Local author releases new book

J. Don Wright, known as Jackie to his friends, has lived many different lives.

For 23 years, he was in the Air Force and lived all over, including Alaska. He then spent 10 years working for Emergency Management, spending long hours on the road, traveling to Texas, Cimarron, Beaver, and many more other counties. He then became Professor Wright, teaching a course that he developed to train state Emergency Management employees at Rose State College.

And now, he’s a writer. Wright, a retiree from Carney, recently published his seventh book. “The Everyman Virus,” which he joked was not prompted by COVID. It’s the first book that he co-wrote, using a concept from his son Johnathan. It centers on Dr. Victor Equerry, an experienced virologist who’s been contracted to the CDC to create a serum that will render all humanity immune to viral infection and disease. However, his facility is raided by the FBI, whom Equerry believes are foreign agents at first, leading him to take the serum himself rather than hand it over.

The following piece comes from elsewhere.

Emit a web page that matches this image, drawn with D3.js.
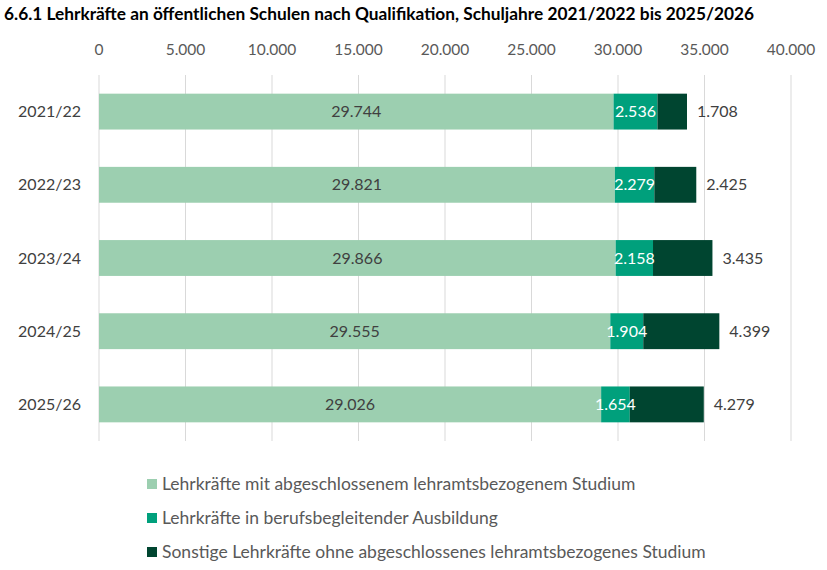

Wright said all of his books are essentially about good versus evil, with good triumphing. He writes paranormal/sci-fi books with a religious bend. He was drawn to sci-fi as it was a genre he read since childhood. When he was 11, his family lived in Taiwan where his father was stationed. Wright said one of the boys he gravitated to there as a friend was a huge sci-fi nut. He’d borrow them, but it wasn’t enough, so eventually he started gong to the library.

“I found Heinlein and Asimov and Clark, and started reading the classics,” he said. However, even though he now has seven books out, when Wright started writing, he never intended to publish.

“I wrote for the sheer pleasure of writing and then, even more so, as bizarre as this may seem, for the joy of editing,” he said. “Most writers hate editing. I enjoy going back and reading through the story again as I’m looking for punctuation errors, syntax errors, the way the sentence structure can sound better.”

The first novel Wright ever wrote - “Coug” - he started in 1978 and finished in 2012. He still hasn’t published it, but is considering it soon. Books came a bit easier to write after that with his first published book “Behold,” he wrote in three weeks.

“Once I had the story in my head, it just came out,” he said.

Wright attributes his jump in to publishing in part to Betsy Kulakowski.

She worked at the Department of Labor and came to the first beta testing of his emergency management course. The two discovered that they both enjoyed writing and exchanged work. They ended up editing their works together. Kulakowski then got a six-book contract and began publishing the “Veritas Codex” and later encouraged him to try and get published as well.

Now, seven books later, Wright has no plans of stopping and is currently working on a two-book project that he hopes to publish together.

The Lincoln County Museum of Pioneer History is hosting a book signing event for “The Everyman Virus” on Aug. 3 from 10 a.m. to 2 p.m.